The Benefits of Providing Free Food at Work

What are the benefits of offering free food at work?

Did you know that today is National Quiche Lorraine Day? Or that May is National Hamburger Month? These holidays might seem frivolous, but they reflect something big about society: We’re obsessed with food.

Most social gatherings revolve around it — think barbecues, family dinners and Sunday brunches. Even when we’re not eating, we’re often consuming it in another form; food is the most-photographed subject on Instagram, and food-related TV has been popular for decades. With food so important in our lives, what role does it play in the workplace? And can it be used to attract and retain talent?

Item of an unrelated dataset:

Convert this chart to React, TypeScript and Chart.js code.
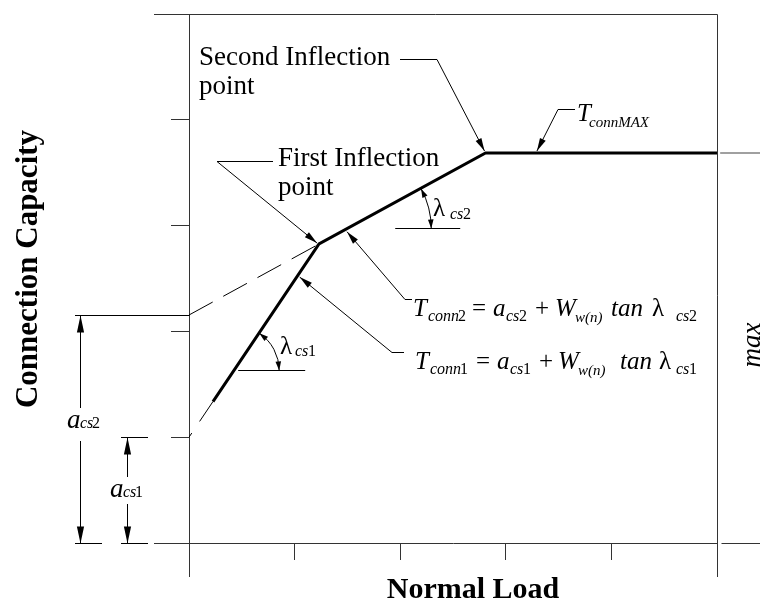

Though there are still many offices where employees fight over the last donut, the number of companies offering free snacks and beverages is on the rise. Studies show that 32% of companies offered free refreshments in 2018, up from 20% in 2014.

This perk may seem extravagant, but there are good reasons some companies are giving workers a “free lunch.” Here are a few of them.

It’s cost-effective

Though food is an added cost, companies can actually end up increasing productivity and their bottom line by providing it. Why? Employees often leave the office for snacks or coffee, and a quick coffee break can easily turn into half an hour or more away from work. Depending on their hourly rate, it can be more cost-effective to pay for food and drinks if it gets employees to work even another half-hour a day.

Imagine an employee who makes $85,000 once benefits are included. At 40 hours per week, this person is being compensated the equivalent of $40 per hour — or $20 per half-hour. Spending $10 per day on this employee’s refreshments would actually save your company $10 each day if that person worked another half an hour instead of going to a coffee shop!

It encourages mingling

Long gone are the days of being chastised for spending too much time around the water cooler; many companies now want employees to mingle more. This is because the new age of flexible schedules, remote work and video calls can result in employees interacting less — and missing out on ideas that arise organically during informal conversation.

To support unstructured social time and encourage colleagues on different teams to meet, Google and other tech companies have designed their offices to make people bump into one another. These planned run-ins are known as “serendipitous interaction.”

What better way to encourage discussion with colleagues than over coffee or lunch that you provide? You can encourage this further with your seating arrangements: Companies that provide food often set up dining tables in long rows as opposed to smaller groups so employees are more likely to socialize during meals or breaks.

It helps with retention

A survey of over 1,000 full-time workers conducted by Peapod, an online grocer, found that  more than half of people (56%) are “extremely” or “very happy” at their current jobs. However, that number jumps to 67% for employees who have free food at work.

Losing unhappy employees affects how your business runs on a daily basis — and it’s also costly and time-consuming. The average cost of a new hire is $4,245 (the equivalent of $17 per day on food in a year), which can skyrocket to $14,936 to replace executives, and you’ll have to spend that every time you lose an unhappy worker. What’s more, it can take over 90 days to replace highly skilled workers.

It’s effective in any quantity

Few companies provide fully or partially subsidized cafeterias (just 12% in 2018), though some are taking it to the next level and providing gourmet options. There was even a rumor that the Dropbox cafeteria had been awarded a Michelin star.

If you balk at the cost of giving every employee lunch, or the logistics of cooking and accommodating special dietary needs, start small with coffee and snacks. For a minimal cost, you can boost employee satisfaction, keep them from running out for coffee and benefit from the socializing quick in-office breaks provide.

And if it’s not in your budget to provide food daily, consider once a week — for example, “bagel and coffee Fridays.” With only one-third of offices giving employees free snacks and drinks, even a simple offering can help you stand out from the competition.

In the end, offering employees free food at work could save you money, bring workers together and keep them around longer — letting everybody win.